After our first night of reasonable sleep, we decided the best plan of action for the next two days before we head north to Scotland was to keep as busy as possible. We were suffering from further jetlag which was sending us for a bit of a loop. So off to Chester we did go.
It was only about a 20 mile (UK still uses miles) drive but due to the heavy traffic which is perpetual in on the roads, it took us over an hour. Wolfgang had brought his left hand drive car across from Germany which we used for our mode of transportation. Imagine sitting in the front passenger seat heading straight into on coming traffic whilst the driver is sitting in the gutter. Just a little bit unnerving is an understatement. It was difficult for us to find a volunteer for that hot seat!!
We have been to Chester once before back in 2016 and it was via canal boat.
It was sad to see that the city has been hit hard by covid with a lot of businesses having closed up. Now, like a lot of other tourist spots, the streets are filled by eateries.
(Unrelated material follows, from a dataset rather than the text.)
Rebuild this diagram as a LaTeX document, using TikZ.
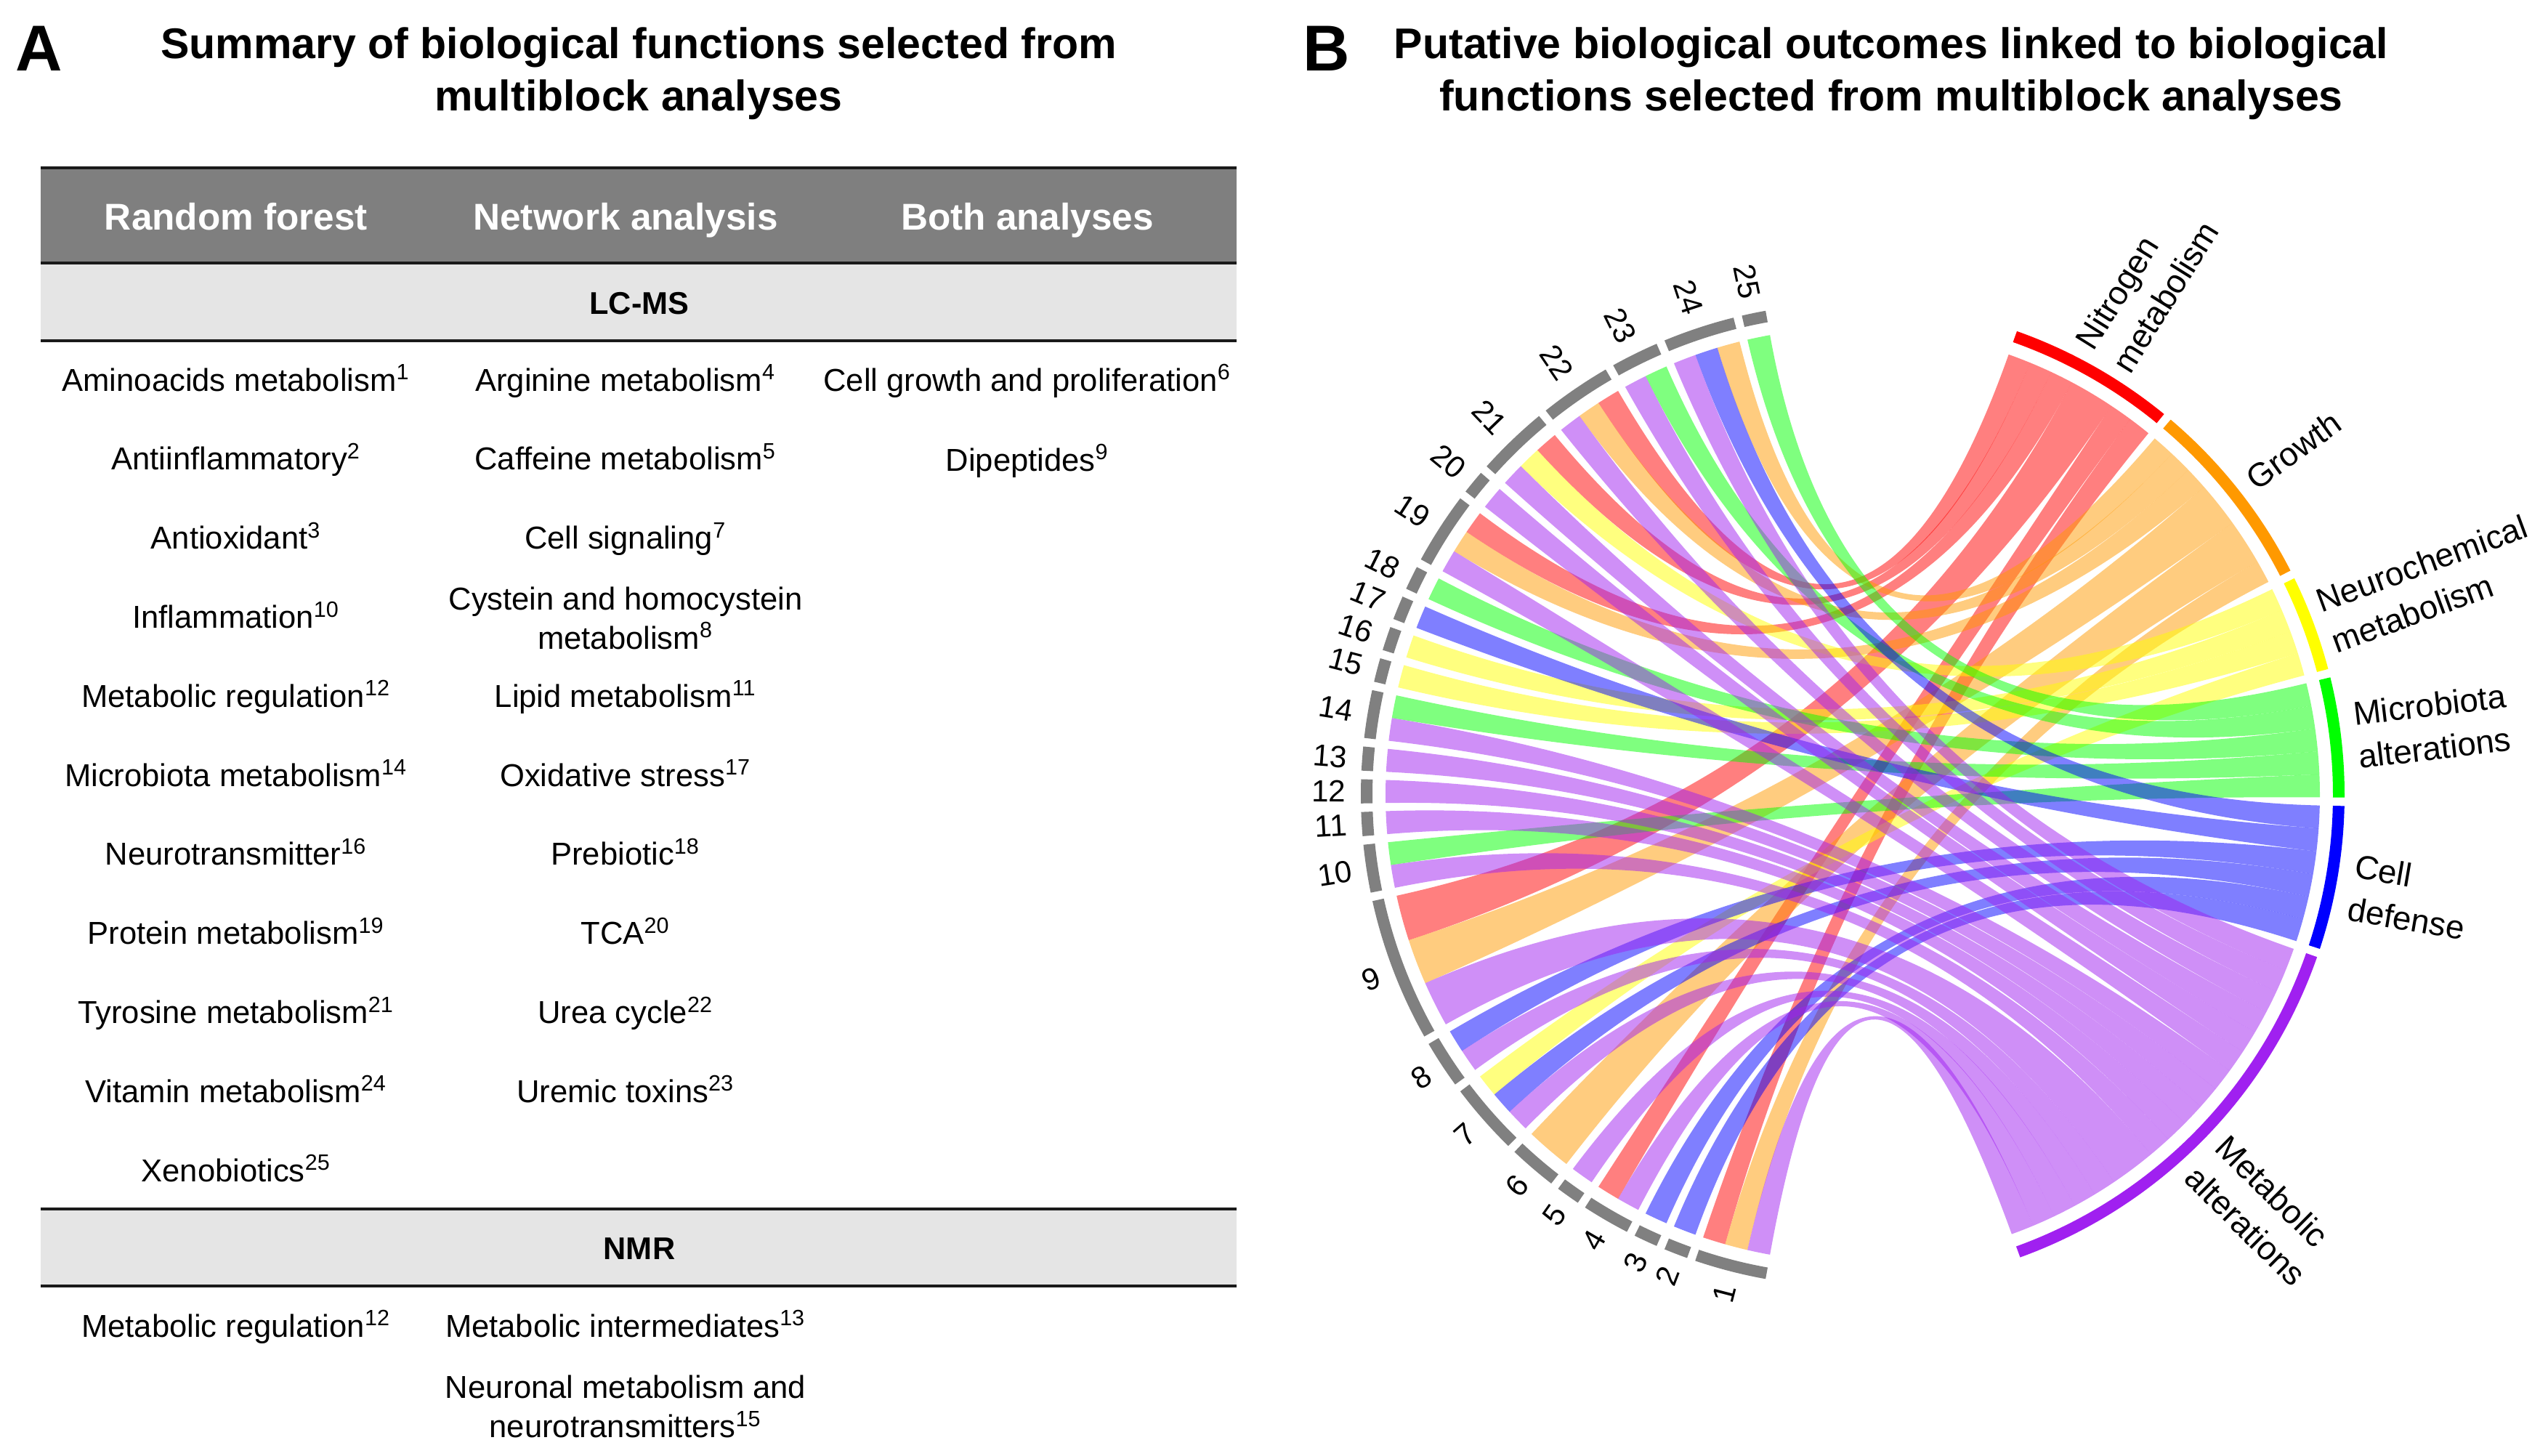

As it is early in the season, we were not engrossed in crowds of tourists.
There are still a number of original mail boxes around which are made of heavy iron and have the royal initials permanently on them, of the period of the when the post box was installed. In this case it was for Queen Victoria. It was noted by us that the new boxes are made of a heavy plastic with a plagued screwed in with the current monarchs initials. Of the heavy metal ones around most of them have the initials of ERII on them. We thinks that Bonny Prince Charlie’s initials are going to be of the plastic version.
Here is a short passage from google about the breakdown of who has how many post boxes with their insiginia on it. Some of them even have heritage listing.
More than 60% of current British post boxes carry the EIIR mark of Queen Elizabeth II or a Scottish crown. Boxes from the reign of George V account for about 15% of the total. There are smaller numbers, in descending order, of boxes from the reigns of George VI, Victoria, and Edward VII. The Letter Box Study Group has identified 171 boxes surviving from the short 1936 reign of Edward VIII.
Chester was founded in 79 AD but the earliest date we found was 1275 on the wall of the building below.
The city walls of Chester are some of the best-preserved in the country and have Grade I listed status. It has a number of medieval buildings, but many of the black-and-white buildings within the city centre are Victorian restorations, originating from the Black-and-white Revival movement. Apart from a 100-metre (330 ft) section, the walls are almost complete.
Now to the Chester Cathedral. It is Anglican and old!!! Rather than blurb on about it we have put in a link for you should you be interested. We didn’t go inside as short of time but it does look spectacular.
So that was a full day for us all. Back to the Overwater Marina where the boat was moored for yet another early night.
Nothing to blog about the next day, as it was spent on the boat refreshing our memories as to what is where and how everything works for when we take her away for our three and a half month cruise beginning early June.